||| Imperial Vila de Ouro Preto.
Poemas de Tomás António Gonzaga, as ruas onde passou parte da melhor história de Portugal no Brasil. Havia uma poeira fina, amarelada. Essa não foi a primeira imagem mas foi a mais intensa, aquela que perdurou. A primeira foi a do desenho de um vale escuro, denso, sitiado pelo pico do Itacolomi e pela Serra da Mantiqueira, pelos fios de água do Rio das Velhas e do Piracicaba, mergulhado naquela vaga de calor onde cada pedra fala da história e do passado. É impossível não ceder ao peso da história; casarões erguidos em colinas, em ladeiras e becos, pracetas onde ipês frondosos servem de testemunhas à passagem do tempo. Mas a outra imagem, a imagem decisiva, apareceu depois: uma poeira fina misturada às nuvens de calor que subiam e desciam o vale. Foi mais do que isso que levou D. Pedro a chamar-lhe Imperial Cidade de Ouro Preto, substituindo o nome antigo, Vila Rica – o desígnio da história, o centro difusor do independentismo brasileiro que alimentou a Inconfidência Mineira e a conspiração do Tiradentes, a importância económica da região, a tradição de uma cidade que foi capital do barroco brasileiro. De alguma maneira, tanto Gonzaga como Cláudio Manuel da Costa fizeram o melhor da poesia pós-barroca, só comparável em génio ao atormentado e revolucionário Boca do Inferno, o “genial canalha” Gregório de Matos, o escandaloso poeta baiano do século XVI.

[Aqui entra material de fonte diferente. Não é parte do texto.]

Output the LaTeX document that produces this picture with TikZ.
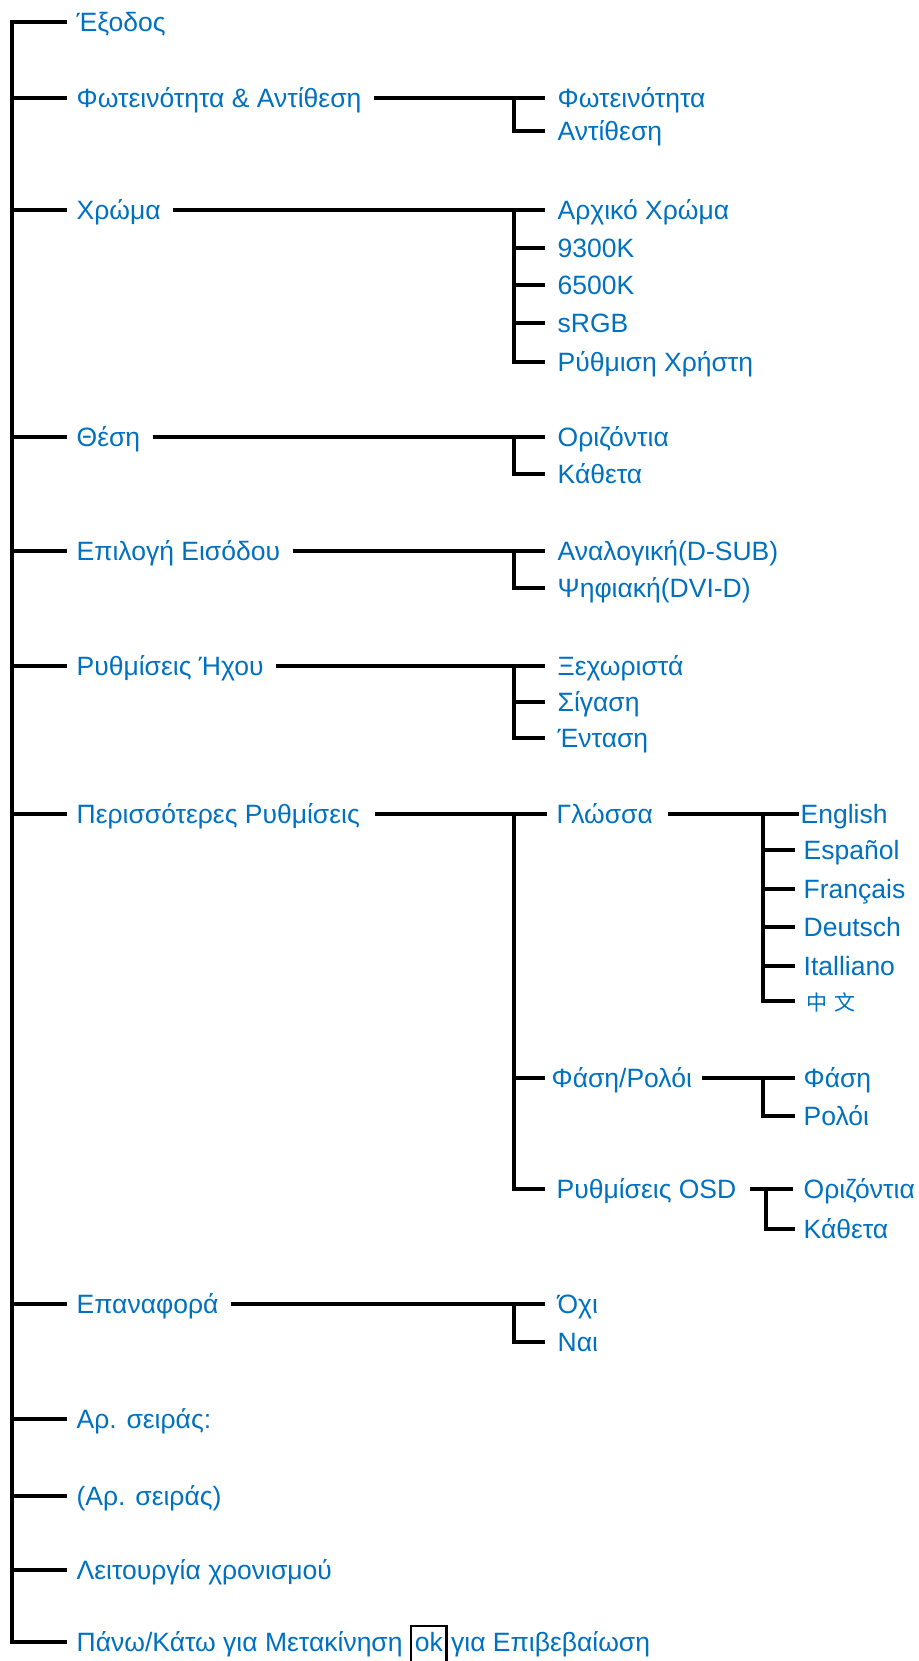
\documentclass[tikz,border=0pt]{standalone}
\usepackage{fontspec}
\setmainfont{Liberation Sans}
\newfontfamily\cjk{Noto Sans CJK SC}
\definecolor{lblc}{RGB}{0,112,192}
\begin{document}
\begin{tikzpicture}[x=1pt,y=-1pt,line width=3.3pt,
  lbl/.style={anchor=west,text=lblc,inner xsep=0pt,inner ysep=0pt,text height=19pt,text depth=0pt,font=\fontsize{26.5}{30}\selectfont},
  conn/.style={draw=black,line width=3.3pt,line cap=butt}]
\useasboundingbox (0,0) rectangle (918,1661);
\clip (0,0) rectangle (918,1661);
\coordinate (T) at (12,22);
% main column
\node[lbl] (m1) at (75,22) {Έξοδος};
\node[lbl] (m2) at (75,98) {Φωτεινότητα \& Αντίθεση};
\node[lbl] (m3) at (75,210) {Χρώμα};
\node[lbl] (m4) at (75,437) {Θέση};
\node[lbl] (m5) at (75,551) {Επιλογή Εισόδου};
\node[lbl] (m6) at (75,666) {Ρυθμίσεις Ήχου};
\node[lbl] (m7) at (75,814) {Περισσότερες Ρυθμίσεις};
\node[lbl] (m8) at (75,1304) {Επαναφορά};
\node[lbl] (m9) at (75,1419) {Αρ. σειράς:};
\node[lbl] (m10) at (75,1496) {(Αρ. σειράς)};
\node[lbl] (m11) at (75,1570) {Λειτουργία χρονισμού};
\node[lbl] (m12) at (75,1642) {Πάνω/Κάτω για Μετακίνηση};
\node[lbl] (ok) at ([xshift=9pt]m12.east) {ok};
\node[lbl] (m12b) at ([xshift=5pt]ok.east) {για Επιβεβαίωση};
\draw[line width=2.2pt] ([xshift=-2pt,yshift=5pt]ok.north west) rectangle ([xshift=2pt,yshift=-20pt]ok.south east);
% level 1
\node[lbl] (s2a) at (556,98) {Φωτεινότητα};
\node[lbl] (s2b) at (556,131) {Αντίθεση};
\node[lbl] (s3a) at (556,210) {Αρχικό Χρώμα};
\node[lbl] (s3b) at (556,248) {9300K};
\node[lbl] (s3c) at (556,285) {6500K};
\node[lbl] (s3d) at (556,323) {sRGB};
\node[lbl] (s3e) at (556,362) {Ρύθμιση Χρήστη};
\node[lbl] (s4a) at (556,437) {Οριζόντια};
\node[lbl] (s4b) at (556,474) {Κάθετα};
\node[lbl] (s5a) at (556,551) {Αναλογική(D-SUB)};
\node[lbl] (s5b) at (556,588) {Ψηφιακή(DVI-D)};
\node[lbl] (s6a) at (556,666) {Ξεχωριστά};
\node[lbl] (s6b) at (556,702) {Σίγαση};
\node[lbl] (s6c) at (556,738) {Ένταση};
\node[lbl] (s7a) at (555,814) {Γλώσσα};
\node[lbl] (s7b) at (550,1078) {Φάση/Ρολόι};
\node[lbl] (s7c) at (555,1189) {Ρυθμίσεις OSD};
\node[lbl] (s8a) at (556,1304) {Όχι};
\node[lbl] (s8b) at (556,1342) {Ναι};
% level 2
\node[lbl] (l1) at (799,814) {English};
\node[lbl] (l2) at (802,850) {Español};
\node[lbl] (l3) at (802,889) {Français};
\node[lbl] (l4) at (802,927) {Deutsch};
\node[lbl] (l5) at (802,966) {Italliano};
\node[lbl,font=\cjk\fontsize{21}{24}\selectfont] (l6) at (805,1001) {中\hspace{7pt}文};
\node[lbl] (p1) at (802,1078) {Φάση};
\node[lbl] (p2) at (802,1116) {Ρολόι};
\node[lbl] (o1) at (802,1189) {Οριζόντια};
\node[lbl] (o2) at (802,1229) {Κάθετα};
% trunk
\draw[conn] ([xshift=-8pt]m1.west) -- (T |- m1.west) -- (T |- m12.west) -- ([xshift=-8pt]m12.west);
\foreach \n in {m2,m3,m4,m5,m6,m7,m8,m9,m10,m11}
  \draw[conn] (T |- \n.west) -- ([xshift=-8pt]\n.west);
% level-1 brackets
\coordinate (B1) at (514,0);
\foreach \p/\f/\l/\mid in {m2/s2a/s2b/{},m3/s3a/s3e/{s3b,s3c,s3d},m4/s4a/s4b/{},m5/s5a/s5b/{},m6/s6a/s6c/{s6b},m8/s8a/s8b/{}}{
  \draw[conn] ([xshift=11pt]\p.east) -- ([xshift=-11pt]\f.west);
  \draw[conn] (B1 |- \f.west) -- (B1 |- \l.west) -- ([xshift=-11pt]\l.west);
  \foreach \c in \mid { \draw[conn] (B1 |- \c.west) -- ([xshift=-11pt]\c.west); }
}
% Περισσότερες Ρυθμίσεις
\draw[conn] ([xshift=14pt]m7.east) -- (B1 |- m7.west);
\draw[conn] (B1 |- m7.west) -- (B1 |- s7c.west) -- ([xshift=-10pt]s7c.west);
\draw[conn] (B1 |- s7a.west) -- ([xshift=-8pt]s7a.west);
\draw[conn] (B1 |- s7b.west) -- ([xshift=-5pt]s7b.west);
% Γλώσσα
\coordinate (B2) at (763,0);
\draw[conn] ([xshift=14pt]s7a.east) -- (s7a.east -| l1.west);
\draw[conn] (B2 |- l1.west) -- (B2 |- l6.west) -- ([xshift=-10pt]l6.west);
\foreach \c in {l2,l3,l4,l5}
  \draw[conn] (B2 |- \c.west) -- ([xshift=-7pt]\c.west);
% Φάση/Ρολόι
\draw[conn] ([xshift=8pt]s7b.east) -- ([xshift=-7pt]p1.west);
\draw[conn] (B2 |- p1.west) -- (B2 |- p2.west) -- ([xshift=-7pt]p2.west);
% Ρυθμίσεις OSD
\coordinate (B3) at (766,0);
\draw[conn] ([xshift=12pt]s7c.east) -- ([xshift=-9pt]o1.west);
\draw[conn] (B3 |- o1.west) -- (B3 |- o2.west) -- ([xshift=-7pt]o2.west);
\end{tikzpicture}
\end{document}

Ouro Preto lembra a história das cidades abandonadas por algum mistério do tempo. Há aqui o perfume da maldição e do castigo por, nesses tempos de glória, a riqueza dos seus habitantes ter levado a cobrir varandas e fachadas com folha de ouro. Isolada do mundo, escondida no vale, Ouro Preto fomentou aquela luxúria da decadência e foi um centro produtor de música, de pintura, de escultura, de literatura – e de contemplação, a mãe de todos os vícios artísticos.
Ao crepúsculo, Ouro Preto recebe os seus fantasmas, um a um. Eis a contemplação como um dos elementos da luxúria; não é por acaso: ao observar o vale desaparecendo sob a escuridão, percebe-se por que razão há cidades brasileiras a viver tanto o passado e os seus mistérios.